30 января 1631 года Гастон посетил кардинала де Ришелье, взял назад свое предложение дружбы и, покинув двор, отправился в Орлеан, а затем, через несколько месяцев, — в Безансон, находившийся тогда под управлением испанцев. Кардинал де Ришелье поднял тревогу и доложил обо всем королю.
В принципе, разговаривая с Марией Медичи, кардинал не блефовал: теперь судьба Гастона Орлеанского была в его руках. Марии Медичи, обожавшей Гастона и готовой ради него на все, ничего не оставалось, как подчиниться.
Местом ссылки ей был предложен небольшой городок Мулен. Она согласилась отправиться туда, но попросила, чтобы ей позволили некоторое время пожить в Невере, пока Мулен не будет очищен от свирепствовавшей там инфекции, а местный замок не отремонтируют должным образом. Такое разрешение ей было дано, она все равно предпочла пока остаться в Компьене.
Когда 20 марта 1631 года Людовик написал ей, что Мулен полностью готов к ее приему, она опять нашла массу отговорок для того, чтобы еще отсрочить свой отъезд. Кардинал де Ришелье подсказал королю, что его мать, возможно, готовит побег.
Это, собственно, было в ее стиле.
Мария Медичи находилась в отчаянном состоянии. Попытки хоть как-то воздействовать на Людовика ни к чему не приводили. Почему? Да потому, что каждый раз на пути королевы-матери оказывался кардинал де Ришелье, и это стало непреодолимым барьером между ней и сыном.
Иногда, уступая приступам ярости, она начинала проклинать саму себя за слабость. Иногда, забывая, что она лишь слабая женщина, она буквально выла от осознания того, что упустила момент, когда можно было банально проткнуть этого отвратительного Ришелье кинжалом, как это испокон веков было принято в ее родной Флоренции.
Но Мария Медичи слишком ненавидела кардинала, а, как известно, чем ненависть бессильнее, тем она упорнее и опаснее. Ее может победить только прощение, но тут ни о каком прощении не могло быть и речи.
Вечером 18 июля 1631 года она все же покинула Компьень.

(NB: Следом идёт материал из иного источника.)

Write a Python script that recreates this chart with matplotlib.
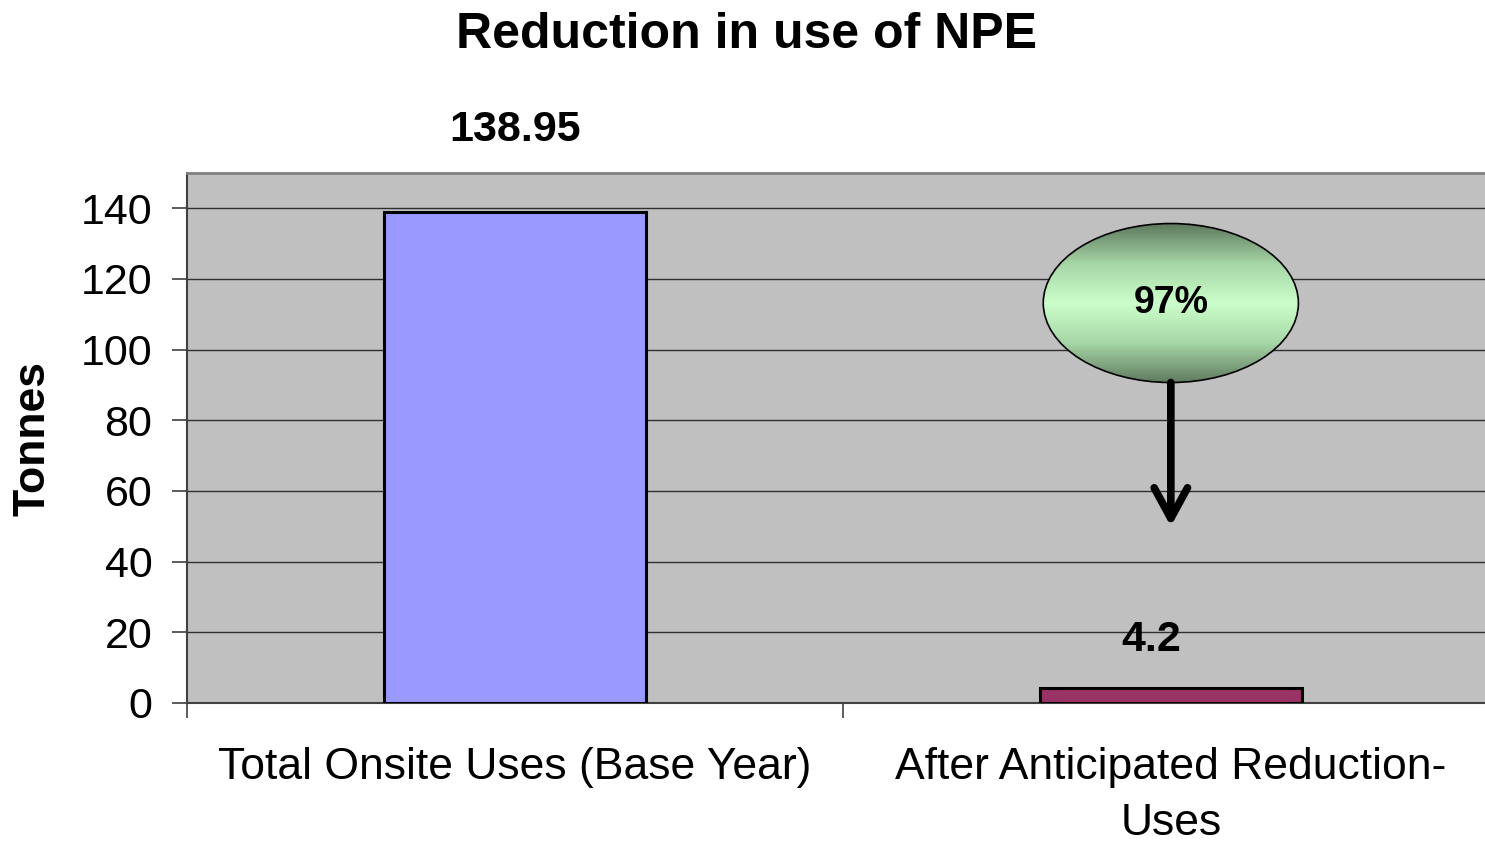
import matplotlib
matplotlib.use("Agg")
import matplotlib.pyplot as plt
import numpy as np
from matplotlib.patches import Ellipse
from matplotlib.colors import LinearSegmentedColormap

categories = ["Total Onsite Uses (Base Year)", "After Anticipated Reduction-\nUses"]
values = [138.95, 4.2]
value_labels = ["138.95", "4.2"]
bar_colors = ["#9999ff", "#993366"]
yticks = [0, 20, 40, 60, 80, 100, 120, 140]
reduction_label = "97%"

plt.rcParams['font.family'] = ['Liberation Sans', 'DejaVu Sans']

fig = plt.figure(figsize=(14.85, 8.42), dpi=100)
ax = fig.add_axes([187/1485, 139/842, 1 - 187/1485, (703-173)/842])
ax.set_facecolor("#c0c0c0")

x = np.arange(len(categories))
ax.set_xlim(-0.5, 1.479)
ax.set_ylim(0, 150)
ax.set_yticks(yticks)
for t in yticks[1:]:
    ax.axhline(t, color="#303030", lw=1.0, zorder=1)

bars = ax.bar(x, values, width=0.4, color=bar_colors, edgecolor="black", linewidth=2.2, zorder=3)

# data labels
offsets = [59, 35]
dx = [0, -14]
for xi, v, lab, oy, ox in zip(x, values, value_labels, offsets, dx):
    ax.annotate(lab, xy=(xi, v), xytext=(ox, oy), textcoords="offset points",
                ha="center", va="center", fontsize=31, fontweight="bold",
                annotation_clip=False)

ax.set_xticks([-0.5, 0.5])
ax.set_xticklabels([])
ax.set_xticks(x, minor=True)
ax.set_xticklabels(categories, minor=True, fontsize=32, linespacing=1.45)
ax.tick_params(axis="x", which="minor", length=0, pad=32)
ax.tick_params(axis="x", which="major", length=11, width=1.2, color="#404040", direction="out")
ax.tick_params(axis="y", length=11, width=1.2, color="#404040", labelsize=31, pad=14)
fig.text(33/1485, 1 - 438/842, "Tonnes", rotation=90, ha="center", va="center",
         fontsize=32, fontweight="bold")

ax.spines["right"].set_visible(False)
ax.spines["top"].set_color("#808080")
ax.spines["top"].set_linewidth(2)
ax.spines["left"].set_color("#404040")
ax.spines["left"].set_linewidth(1.5)
ax.spines["bottom"].set_color("#404040")
ax.spines["bottom"].set_linewidth(1.5)

# gradient ellipse annotation
ecx, ecy, ew, eh = 1.0, 113.2, 0.389, 45.0
ell = Ellipse((ecx, ecy), ew, eh, facecolor="none", edgecolor="black", lw=1.2, zorder=6)
ax.add_patch(ell)
cmap = LinearSegmentedColormap.from_list("g", ["#5f7a5f", "#a6d6a6", "#ccffcc", "#a6d6a6", "#5f7a5f"])
grad = np.linspace(0, 1, 256).reshape(-1, 1)
im = ax.imshow(grad, cmap=cmap, aspect="auto", extent=(ecx - ew/2, ecx + ew/2, ecy - eh/2, ecy + eh/2),
               zorder=5, interpolation="bilinear")
clip = Ellipse((ecx, ecy), ew, eh, transform=ax.transData)
im.set_clip_path(clip)
ax.set_xlim(-0.5, 1.479)
ax.set_ylim(0, 150)
ax.text(ecx, ecy, reduction_label, ha="center", va="center", fontsize=27, fontweight="bold", zorder=7)

ax.annotate("", xy=(ecx, 50.0), xytext=(ecx, ecy - eh/2),
            arrowprops=dict(arrowstyle="->,head_length=1.1,head_width=0.6", lw=5.5, color="black",
                            shrinkA=0, shrinkB=0, mutation_scale=20), zorder=7)

fig.suptitle("Reduction in use of NPE", x=(455+1038)/2/1485, y=1 - 35/842, va="center",
             fontsize=36, fontweight="bold")

fig.savefig("out.png", dpi=100)
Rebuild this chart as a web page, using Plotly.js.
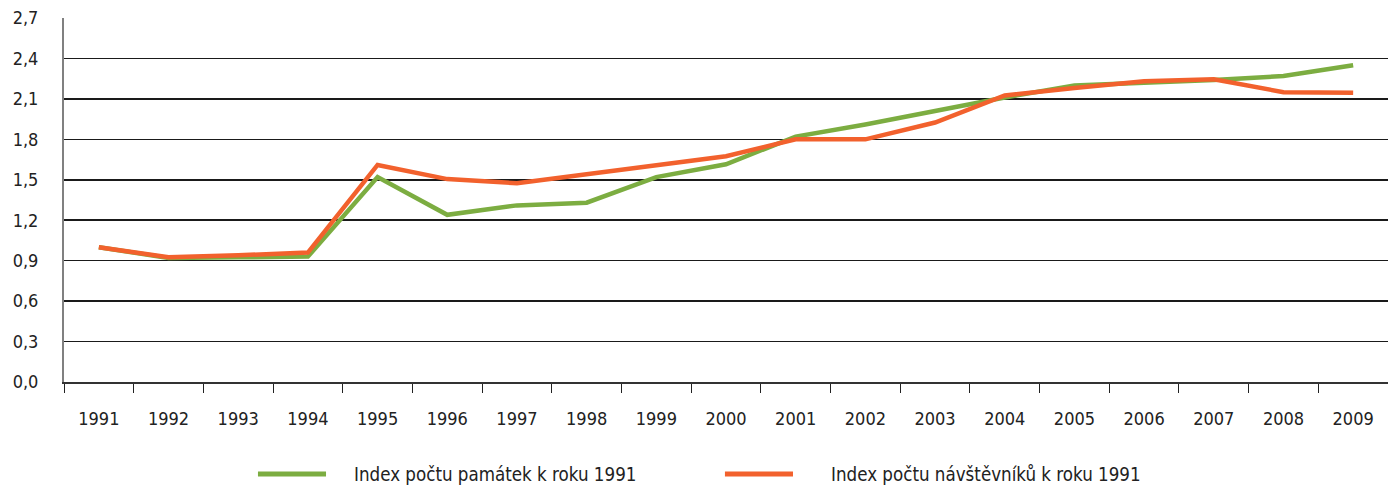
<!DOCTYPE html>
<html>
<head>
<meta charset="utf-8">
<script src="https://cdn.plot.ly/plotly-3.0.1.min.js"></script>
<style>html,body{margin:0;padding:0;background:#fff;}#chart{width:1388px;height:488px;}</style>
</head>
<body>
<div id="chart"></div>
<script>
var years = ['1991','1992','1993','1994','1995','1996','1997','1998','1999','2000','2001','2002','2003','2004','2005','2006','2007','2008','2009'];
var pamatky = [1.00,0.92,0.925,0.93,1.52,1.24,1.31,1.33,1.52,1.615,1.82,1.91,2.01,2.11,2.20,2.22,2.24,2.27,2.35];
var navstevnici = [1.00,0.925,0.94,0.96,1.61,1.505,1.475,1.54,1.61,1.675,1.80,1.80,1.925,2.125,2.18,2.23,2.245,2.15,2.145];
var seriesNames = ['Index počtu památek k roku 1991','Index počtu návštěvníků k roku 1991'];
var seriesColors = ['#7cad41','#f2612d'];
var yTicks = [0,0.3,0.6,0.9,1.2,1.5,1.8,2.1,2.4,2.7];

var font = 'DejaVu Sans Condensed, Liberation Sans Narrow, sans-serif';
var fs = 18;
var traces = [
  {x: years, y: pamatky, name: seriesNames[0], type: 'scatter', mode: 'lines',
   line: {color: seriesColors[0], width: 4.5}},
  {x: years, y: navstevnici, name: seriesNames[1], type: 'scatter', mode: 'lines',
   line: {color: seriesColors[1], width: 4.5}}
];

// legend drawn as shapes + annotations (paper coordinates)
var legendY = -0.253;
var legendLine = [[0.1465, 0.1979], [0.4992, 0.5506]];
var legendText = [0.2175, 0.5778];
var shapes = [], annotations = [];
for (var i = 0; i < 2; i++) {
  shapes.push({type: 'line', xref: 'paper', yref: 'paper',
    x0: legendLine[i][0], x1: legendLine[i][1], y0: legendY, y1: legendY,
    line: {color: seriesColors[i], width: 5}});
  annotations.push({xref: 'paper', yref: 'paper', x: legendText[i], y: legendY,
    xanchor: 'left', yanchor: 'middle', showarrow: false, text: seriesNames[i],
    font: {family: font, size: 18.6, color: '#222'}});
}

var layout = {
  width: 1388, height: 488,
  margin: {l: 64, r: 0, t: 18, b: 106, autoexpand: false},
  paper_bgcolor: '#fff', plot_bgcolor: '#fff',
  separators: ', ',
  font: {family: font, size: fs, color: '#222'},
  showlegend: false,
  shapes: shapes,
  annotations: annotations,
  xaxis: {type: 'category', range: [-0.5, 18.5], tickson: 'boundaries',
    ticks: 'outside', ticklen: 9, tickcolor: '#222', tickwidth: 1,
    showline: true, linecolor: '#333', linewidth: 1.5,
    showgrid: false, zeroline: false, ticklabelstandoff: 20,
    tickfont: {family: font, size: fs, color: '#222'}, fixedrange: true},
  yaxis: {range: [0, 2.7], tickvals: yTicks, tickformat: '.1f',
    showgrid: true, gridcolor: '#1a1a1a', gridwidth: 1.5,
    showline: true, linecolor: '#808080', linewidth: 2,
    zeroline: false, ticks: '', ticklabelstandoff: 20,
    tickfont: {family: font, size: fs, color: '#222'}, fixedrange: true}
};
Plotly.newPlot('chart', traces, layout, {displayModeBar: false, staticPlot: true});
</script>
</body>
</html>
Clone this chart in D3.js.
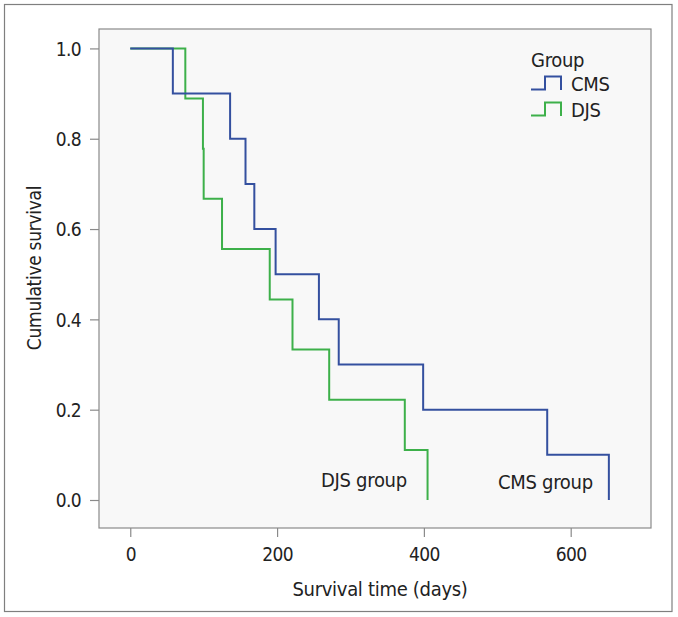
<!DOCTYPE html>
<html>
<head>
<meta charset="utf-8">
<script src="https://cdn.jsdelivr.net/npm/d3@7"></script>
<style>
  html, body { margin: 0; padding: 0; background: #fff; }
  svg text { font-family: "Liberation Sans Narrow", "Arial Narrow", "DejaVu Sans Condensed", sans-serif; fill: #222; letter-spacing: -0.3px; }
</style>
</head>
<body>
<svg id="chart" width="678" height="617"></svg>
<script>
// ---- data ----
const groups = ["CMS", "DJS"];
const cmsTimes = [58, 136, 157, 169, 198, 257, 284, 399, 568, 652];
const cmsSurvival = [0.9, 0.8, 0.7, 0.6, 0.5, 0.4, 0.3, 0.2, 0.1, 0.0];
const djsTimes = [75, 99, 100, 125, 190, 221, 271, 374, 405];
const djsSurvival = [0.889, 0.778, 0.667, 0.556, 0.444, 0.333, 0.222, 0.111, 0.0];
const xTicks = [0, 200, 400, 600];
const yTicks = [0.0, 0.2, 0.4, 0.6, 0.8, 1.0];
const endLabels = ["CMS group", "DJS group"];
const colors = { CMS: "#34509f", DJS: "#3db04a" };

// ---- layout ----
const svg = d3.select("#chart");
const plot = { left: 99, top: 29, right: 651, bottom: 528 };
const FS = 20;

const x = d3.scaleLinear().domain([-42.6, 709.4]).range([plot.left, plot.right]);
const y = d3.scaleLinear().domain([-0.062, 1.043]).range([plot.bottom, plot.top]);

// outer frame
svg.append("rect").attr("x", 4.5).attr("y", 4.5).attr("width", 667.5).attr("height", 607)
  .attr("fill", "#fff").attr("stroke", "#7f7f7f").attr("stroke-width", 1.2);

// plot background/frame
svg.append("rect").attr("x", plot.left).attr("y", plot.top)
  .attr("width", plot.right - plot.left).attr("height", plot.bottom - plot.top)
  .attr("fill", "#f8f8f8").attr("stroke", "#8a8a8a").attr("stroke-width", 1.2);

// axes
const xAxis = svg.append("g").attr("transform", `translate(0,${plot.bottom})`)
  .call(d3.axisBottom(x).tickValues(xTicks).tickSize(9).tickPadding(8).tickFormat(d3.format("d")));
const yAxis = svg.append("g").attr("transform", `translate(${plot.left},0)`)
  .call(d3.axisLeft(y).tickValues(yTicks).tickSize(9).tickPadding(9).tickFormat(d3.format(".1f")));
[xAxis, yAxis].forEach(g => {
  g.select(".domain").remove();
  g.selectAll(".tick line").attr("stroke", "#8a8a8a").attr("stroke-width", 1.2);
  g.selectAll(".tick text").attr("font-size", 19).attr("fill", "#222")
    .style("letter-spacing", "-0.6px")
    .style("font-family", '"Liberation Sans Narrow", "Arial Narrow", "DejaVu Sans Condensed", sans-serif');
});
xAxis.selectAll(".tick text").attr("dy", null).attr("y", 33);
yAxis.selectAll(".tick text").attr("dy", "0.36em");

// axis titles
svg.append("text").attr("x", 380).attr("y", 596).attr("text-anchor", "middle")
  .attr("font-size", FS).text("Survival time (days)");
svg.append("text").attr("transform", "translate(41,268) rotate(-90)").attr("text-anchor", "middle")
  .attr("font-size", 19).text("Cumulative survival");

// survival curves
const line = d3.line().x(d => x(d[0])).y(d => y(d[1])).curve(d3.curveStepAfter);
function pts(times, surv) {
  return [[0, 1]].concat(times.map((t, i) => [t, surv[i]]));
}
const series = [
  { name: "DJS", data: pts(djsTimes, djsSurvival) },
  { name: "CMS", data: pts(cmsTimes, cmsSurvival) }
];
svg.append("g").selectAll("path").data(series).join("path")
  .attr("d", d => line(d.data))
  .attr("fill", "none")
  .attr("stroke", d => colors[d.name])
  .attr("stroke-width", 2);

// end labels
svg.append("text").attr("x", 498).attr("y", 489).attr("font-size", FS).text(endLabels[0]);
svg.append("text").attr("x", 321).attr("y", 487).attr("font-size", FS).text(endLabels[1]);

// legend
const lg = svg.append("g");
lg.append("text").attr("x", 531).attr("y", 67).attr("font-size", FS).text("Group");
groups.forEach((gname, i) => {
  const yb = 90 + i * 26;
  lg.append("path")
    .attr("d", `M531,${yb - 0.5} H545 V${yb - 13.5} H561 V${yb}`)
    .attr("fill", "none").attr("stroke", colors[gname]).attr("stroke-width", 2);
  lg.append("text").attr("x", 571).attr("y", yb + 1).attr("font-size", FS).text(gname);
});
</script>
</body>
</html>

Местная охрана проморгала это событие, но, как потом оказалось, королева-мать, действительно, сбежала. Пока она намеревалась остаться во Франции, в приграничном городке Ла-Капелль, у друга ее любимого сына Гастона маркиза де Варда, который пообещал открыть перед ней ворота.
Кардинал де Ришелье узнал про этот план и успел сорвать попытку Марии Медичи войти в Ла-Капелль.
Опасаясь возможного преследования, она была вынуждена двигаться дальше и пересечь границу. Она прибыла в Авен, ближайший город на принадлежавшей испанцам территории, вечером 20 июля, а потом отправилась в испанские Нидерланды — сначала в Монс, а затем в Брюссель.
Новость о бегстве матери повергла Людовика в ужас. Он, как водится, сразу же пал духом и решил, что раз мать вновь на свободе, то она обязательно отомстит ему. Уж он-то знал, что она способна отомстить…
Одновременно с этим сразу же проснулись надежды врагов кардинала де Ришелье. Сам же кардинал, казалось, остался совершенно равнодушным к сообщению о побеге королевы-матери. Если он и проявил какие-то чувства, которые хоть как-то можно было трактовать, как опасение, то лишь потому, что Гастон Орлеанский вновь выступил против своего брата-короля, получив поддержку нескольких герцогов, собравших свои отряды в Лангедоке и готовых к походу на Париж.
Тем временем Мария Медичи, находясь в Брюсселе, писала своему сыну Людовику гневные письма, обвиняя кардинала де Ришелье во всех мыслимых и немыслимых грехах. Она даже обратилась в парижский парламент с призывом осудить кардинала за узурпацию власти в стране. В результате Людовик был вынужден выступить перед судьями и опровергнуть утверждения своей матери.